Apesar das dificuldades resultantes do Pleno das Secções Criminais do Supremo Tribunal de Justiça ser presidido precisamente pelo Presidente do Supremo Tribunal de Justiça (artigo 43.º, n.º 1, a), da L.O.F.T.J.), a reclamação para o tribunal de recurso é o meio idóneo, na tramitação processual penal, para impugnar uma decisão de não admissão do recurso proferida pela instância recorrida, não sendo por isso possível considerar manifestamente anómala a reclamação deduzida, pelo que esta obstou a que aquela decisão se pudesse considerar definitiva.
A reclamação foi conhecida pelo Presidente do Supremo Tribunal de Justiça que não a admitiu, por considerar que o Assistente não tinha legitimidade para a formular, uma vez que já havia sido decidida anteriormente a sua ilegitimidade para intervir no incidente de destruição dos registos das escutas telefónicas em causa, e por entender que a mesma não podia integrar o meio impugnatório previsto no artigo 405.º, do Código de Processo Penal, uma vez que não se mostrava atribuída a competência para apreciar os recursos interpostos das decisões do Presidente do Supremo Tribunal de Justiça, proferidas ao abrigo do disposto no artigo 11.º, n.º 2, b), do Código de Processo Penal.

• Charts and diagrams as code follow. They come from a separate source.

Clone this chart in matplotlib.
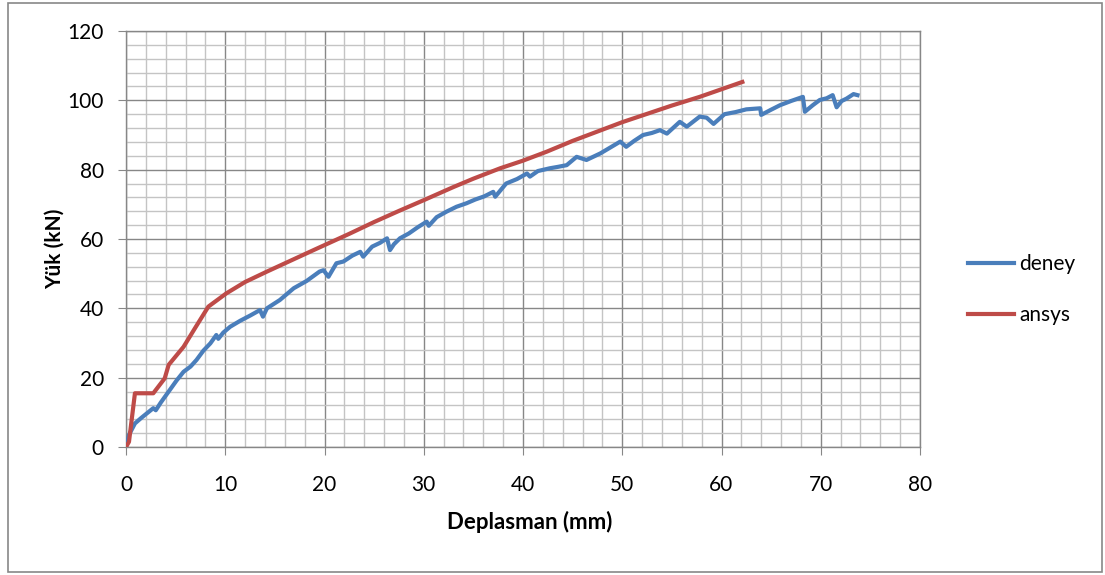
"""Load-displacement curve: test (deney) versus ANSYS model."""

import matplotlib

matplotlib.use("Agg")
import matplotlib.pyplot as plt
from matplotlib.patches import Rectangle
from matplotlib.ticker import MultipleLocator

# deney (test) curve
deney_x = [
	0, 0.3, 0.9, 1.5, 2.1, 2.75, 3.0, 3.5, 4.4, 5.1, 5.8, 6.5, 7.1, 7.8, 8.5,
	9.1, 9.3, 9.8, 10.5, 11.5, 12.5, 13.5, 13.8, 14.2, 15.5, 16.9, 18.2, 19.5,
	19.9, 20.4, 21.2, 21.9, 22.8, 23.6, 23.9, 24.8, 25.6, 26.3, 26.6, 27.0,
	27.6, 28.5, 29.4, 30.3, 30.5, 31.3, 32.3, 33.3, 34.3, 35.2, 36.1, 37.0,
	37.2, 38.3, 39.4, 40.4, 40.7, 41.5, 42.7, 43.5, 44.4, 45.4, 46.4, 47.8,
	48.8, 49.8, 50.4, 51.2, 52.1, 53.0, 53.8, 54.5, 55.8, 56.5, 57.8, 58.5,
	59.2, 60.3, 61.4, 62.5, 63.9, 64.0, 65.0, 65.9, 67.0, 68.2, 68.4, 69.2,
	69.9, 70.6, 71.2, 71.6, 72.1, 72.6, 73.3, 73.7,
]
deney_y = [
	0, 3.5, 6.8, 8.3, 9.7, 11.2, 10.6, 12.8, 16.4, 19.2, 21.7, 23.2, 25.1, 27.8,
	29.9, 32.3, 31.2, 33.0, 34.7, 36.4, 37.9, 39.5, 37.6, 40.0, 42.4, 45.8,
	47.9, 50.6, 51.0, 49.1, 53.0, 53.5, 55.2, 56.3, 54.9, 57.8, 58.9, 60.2,
	56.8, 58.5, 60.2, 61.6, 63.4, 65.0, 63.8, 66.3, 67.9, 69.3, 70.3, 71.4,
	72.3, 73.6, 72.2, 76.0, 77.3, 78.9, 78.0, 79.6, 80.4, 80.8, 81.3, 83.7,
	82.8, 84.7, 86.4, 88.1, 86.6, 88.3, 90.0, 90.6, 91.4, 90.4, 93.8, 92.4,
	95.3, 95.0, 93.2, 96.0, 96.6, 97.4, 97.7, 95.8, 97.3, 98.6, 99.8, 101.0,
	96.7, 98.6, 100.1, 100.6, 101.5, 98.0, 99.8, 100.5, 101.8, 101.5,
]

# ansys (model) curve
ansys_x = [
	0, 0.3, 0.9, 2.75, 3.9, 4.3, 5.8, 7.0, 8.3, 10.1, 12.0, 14.2, 18.9, 22.5,
	25.0, 27.5, 30.0, 33.0, 35.0, 37.7, 40.0, 42.4, 45.0, 50.0, 55.0, 57.8, 62.1,
]
ansys_y = [
	0, 1.5, 15.5, 15.5, 19.8, 23.7, 28.9, 34.5, 40.5, 44.3, 47.6, 50.6, 56.8,
	61.5, 64.9, 68.1, 71.2, 75.0, 77.4, 80.4, 82.6, 85.2, 88.3, 93.7, 98.5,
	101.0, 105.3,
]

plt.rcParams["font.family"] = ["Lato", "DejaVu Sans"]

major_grey = "#878787"
minor_grey = "#c4c4c4"

figure = plt.figure(figsize=(11.05, 5.75), dpi=100)
axis = figure.add_axes([126 / 1105, 1 - 447 / 575, 794 / 1105, 416 / 575])

axis.plot(deney_x, deney_y, color="#4a7ebb", linewidth=3.0, label="deney", zorder=3)
axis.plot(ansys_x, ansys_y, color="#be4b48", linewidth=3.0, label="ansys", zorder=3)

axis.set_xlim(0, 80)
axis.set_ylim(0, 120)
axis.xaxis.set_major_locator(MultipleLocator(10))
axis.xaxis.set_minor_locator(MultipleLocator(2))
axis.yaxis.set_major_locator(MultipleLocator(20))
axis.yaxis.set_minor_locator(MultipleLocator(4))
axis.grid(which="major", color=major_grey, linewidth=1.0)
axis.grid(which="minor", color=minor_grey, linewidth=1.0)
axis.set_axisbelow(True)

for spine in axis.spines.values():
	spine.set_color(major_grey)
	spine.set_linewidth(1.0)

axis.tick_params(which="major", length=6, color=major_grey, labelsize=15)
axis.tick_params(axis="x", which="major", pad=14)
axis.tick_params(axis="y", which="major", pad=10)
axis.tick_params(which="minor", length=0)

axis.set_xlabel("Deplasman (mm)", fontsize=16, fontweight="bold", va="center")
axis.set_ylabel("Yük (kN)", fontsize=15, fontweight="bold", va="center")
axis.xaxis.set_label_coords((530 - 126) / 794, -(522 - 447) / 416)
axis.yaxis.set_label_coords(-(126 - 55) / 794, (447 - 249) / 416)

figure.legend(
	loc="upper left",
	bbox_to_anchor=(968 / 1105, 1 - 254 / 575),
	frameon=False,
	fontsize=15,
	handlelength=2.2,
	handletextpad=0.25,
	labelspacing=1.5,
	borderpad=0,
	borderaxespad=0,
)

figure.patches.append(
	Rectangle(
		(8 / 1105, 3 / 575),
		1094 / 1105,
		569 / 575,
		transform=figure.transFigure,
		fill=False,
		edgecolor=major_grey,
		linewidth=1.2,
	)
)

figure.savefig("out.png", dpi=100)
plt.close(figure)
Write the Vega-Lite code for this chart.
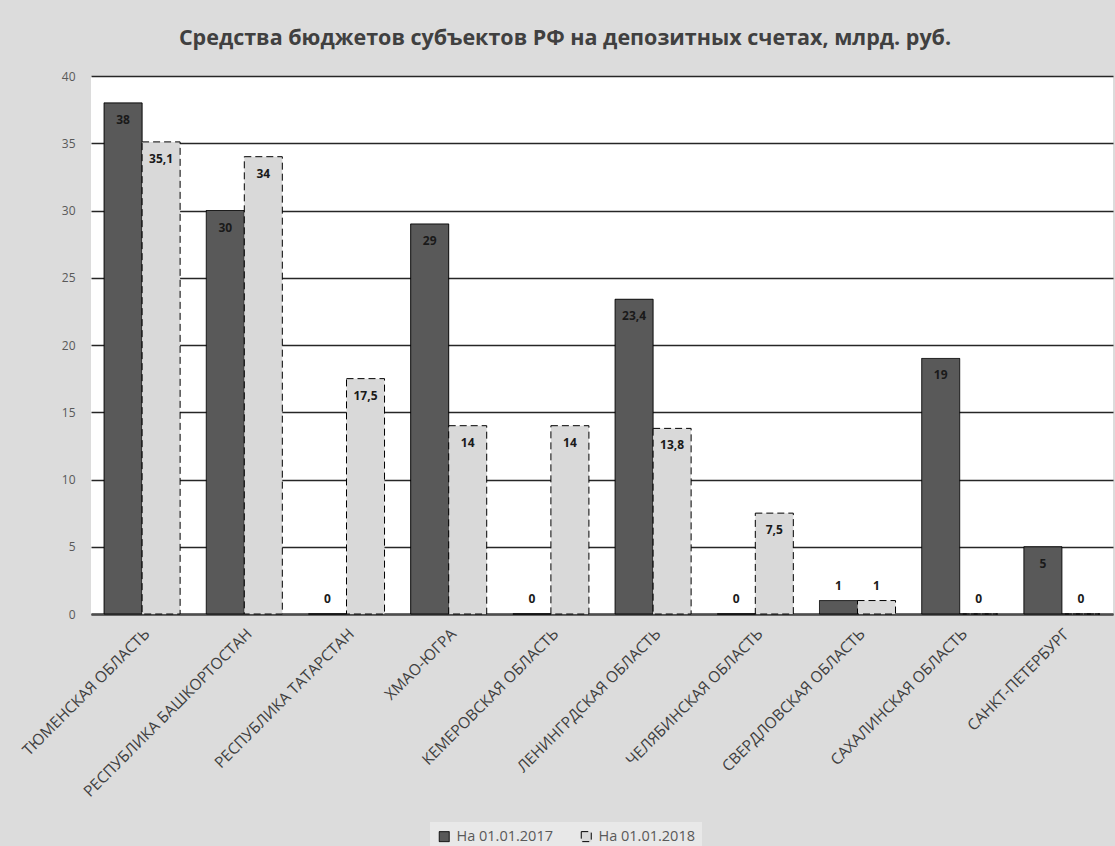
{
  "$schema": "https://vega.github.io/schema/vega-lite/v6.json",
  "width": 1022,
  "height": 538,
  "autosize": {"type": "none"},
  "padding": {"left": 91, "top": 76, "right": 2, "bottom": 232},
  "background": "#dcdcdc",
  "config": {
    "locale": {"number": {"decimal": ",", "thousands": " ", "grouping": [3], "currency": ["", " ₽"]}},
    "view": {"fill": "white", "stroke": null},
    "font": "Open Sans"
  },
  "title": {
    "text": "Средства бюджетов субъектов РФ на депозитных счетах, млрд. руб.",
    "font": "Open Sans",
    "fontSize": 21.5,
    "fontWeight": "bold",
    "color": "#404040",
    "anchor": "middle",
    "offset": 21,
    "dx": -37
  },
  "data": {
    "values": [
      {"region": "ТЮМЕНСКАЯ ОБЛАСТЬ", "series": "На 01.01.2017", "value": 38},
      {"region": "ТЮМЕНСКАЯ ОБЛАСТЬ", "series": "На 01.01.2018", "value": 35.1},
      {"region": "РЕСПУБЛИКА БАШКОРТОСТАН", "series": "На 01.01.2017", "value": 30},
      {"region": "РЕСПУБЛИКА БАШКОРТОСТАН", "series": "На 01.01.2018", "value": 34},
      {"region": "РЕСПУБЛИКА ТАТАРСТАН", "series": "На 01.01.2017", "value": 0},
      {"region": "РЕСПУБЛИКА ТАТАРСТАН", "series": "На 01.01.2018", "value": 17.5},
      {"region": "ХМАО-ЮГРА", "series": "На 01.01.2017", "value": 29},
      {"region": "ХМАО-ЮГРА", "series": "На 01.01.2018", "value": 14},
      {"region": "КЕМЕРОВСКАЯ ОБЛАСТЬ", "series": "На 01.01.2017", "value": 0},
      {"region": "КЕМЕРОВСКАЯ ОБЛАСТЬ", "series": "На 01.01.2018", "value": 14},
      {"region": "ЛЕНИНГРДСКАЯ ОБЛАСТЬ", "series": "На 01.01.2017", "value": 23.4},
      {"region": "ЛЕНИНГРДСКАЯ ОБЛАСТЬ", "series": "На 01.01.2018", "value": 13.8},
      {"region": "ЧЕЛЯБИНСКАЯ ОБЛАСТЬ", "series": "На 01.01.2017", "value": 0},
      {"region": "ЧЕЛЯБИНСКАЯ ОБЛАСТЬ", "series": "На 01.01.2018", "value": 7.5},
      {"region": "СВЕРДЛОВСКАЯ ОБЛАСТЬ", "series": "На 01.01.2017", "value": 1},
      {"region": "СВЕРДЛОВСКАЯ ОБЛАСТЬ", "series": "На 01.01.2018", "value": 1},
      {"region": "САХАЛИНСКАЯ ОБЛАСТЬ", "series": "На 01.01.2017", "value": 19},
      {"region": "САХАЛИНСКАЯ ОБЛАСТЬ", "series": "На 01.01.2018", "value": 0},
      {"region": "САНКТ-ПЕТЕРБУРГ", "series": "На 01.01.2017", "value": 5},
      {"region": "САНКТ-ПЕТЕРБУРГ", "series": "На 01.01.2018", "value": 0}
    ]
  },
  "encoding": {
    "x": {
      "field": "region", "type": "nominal", "sort": null,
      "scale": {"paddingInner": 0.256, "paddingOuter": 0.128},
      "axis": {
        "title": null, "labelAngle": -45, "ticks": false,
        "domainColor": "#4d4d4d", "domainWidth": 2.5,
        "labelFontSize": 15.5, "labelColor": "#404040", "labelPadding": 12, "labelLimit": 400
      }
    },
    "xOffset": {
      "field": "series", "type": "nominal", "sort": null,
      "scale": {"paddingInner": 0, "paddingOuter": 0}
    },
    "y": {
      "field": "value", "type": "quantitative",
      "scale": {"domain": [0, 40]},
      "axis": {
        "title": null, "values": [0, 5, 10, 15, 20, 25, 30, 35, 40],
        "domain": false, "ticks": false, "labelPadding": 16,
        "labelFontSize": 12, "labelColor": "#595959",
        "gridColor": "#262626", "gridWidth": 1.5
      }
    }
  },
  "layer": [
    {
      "mark": {"type": "bar", "stroke": "#000000", "strokeWidth": 1},
      "encoding": {
        "fill": {
          "field": "series", "type": "nominal", "sort": null,
          "scale": {"range": ["#595959", "#d9d9d9"]},
          "legend": {
            "title": null, "orient": "none", "legendX": 339, "legendY": 746,
            "direction": "horizontal", "symbolType": "square", "symbolSize": 100,
            "labelFontSize": 14.5, "labelColor": "#595959", "fillColor": "#e8e8e8",
            "padding": 7, "columnPadding": 26, "labelOffset": 5,
            "symbolStrokeColor": "#000000", "symbolStrokeWidth": 1
          }
        },
        "strokeDash": {
          "field": "series", "type": "nominal", "sort": null,
          "scale": {"range": [[1, 0], [7, 4]]}
        }
      }
    },
    {
      "transform": [{"filter": "datum.value >= 3"}],
      "mark": {"type": "text", "baseline": "middle", "dy": 17, "fontWeight": "bold", "fontSize": 12, "color": "#1a1a1a"},
      "encoding": {"text": {"field": "value", "type": "quantitative", "format": ".1~f"}}
    },
    {
      "transform": [{"filter": "datum.value < 3"}],
      "mark": {"type": "text", "baseline": "middle", "dy": -15, "fontWeight": "bold", "fontSize": 12, "color": "#1a1a1a"},
      "encoding": {"text": {"field": "value", "type": "quantitative", "format": ".1~f"}}
    }
  ]
}
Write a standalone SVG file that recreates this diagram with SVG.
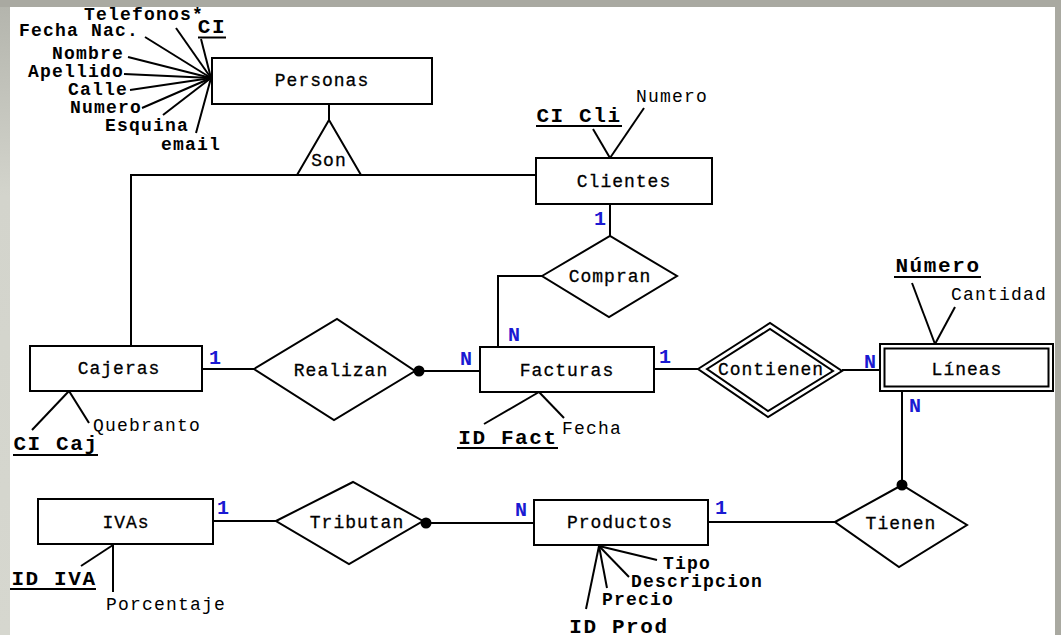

O Assistente, entendendo que esta decisão tinha sido proferida por órgão sem competência para o fazer, em requerimento dirigido ao Pleno das Secções Criminais, peticionou a declaração de inexistência da decisão do Presidente do Supremo Tribunal de Justiça que não admitiu a reclamação e a subsequente apreciação desta.
Ora, atendendo a que uma reclamação duma decisão de não admissão do recurso pela instância recorrida deve ser apreciada no tribunal de recurso e não pela própria entidade recorrida e que as decisões a non domino são juridicamente inexistentes, o meio de reação aqui utilizado pelo Recorrente também não é passível de ser qualificado como manifestamente inidóneo face à tramitação processual penal legalmente prevista.
Tendo em atenção que a questão sobre a recorribilidade das decisões proferidas pelo Presidente do Supremo Tribunal de Justiça, ao abrigo do disposto no artigo 11.º, n.º 2, alínea b), do Código de Processo Penal, pode considerar-se controversa, verifica-se que as reações adotadas pelo recorrente, na sequência da não admissão do respetivo recurso, se enquadram na lógica da posição defensora daquela recorribilidade, não se revelando completamente estranhas à tramitação processual prevista na lei, nem integrando um uso anormal do processo, do qual resultasse a impossibilidade de determinarem a suspensão do prazo de recurso para o Tribunal Constitucional.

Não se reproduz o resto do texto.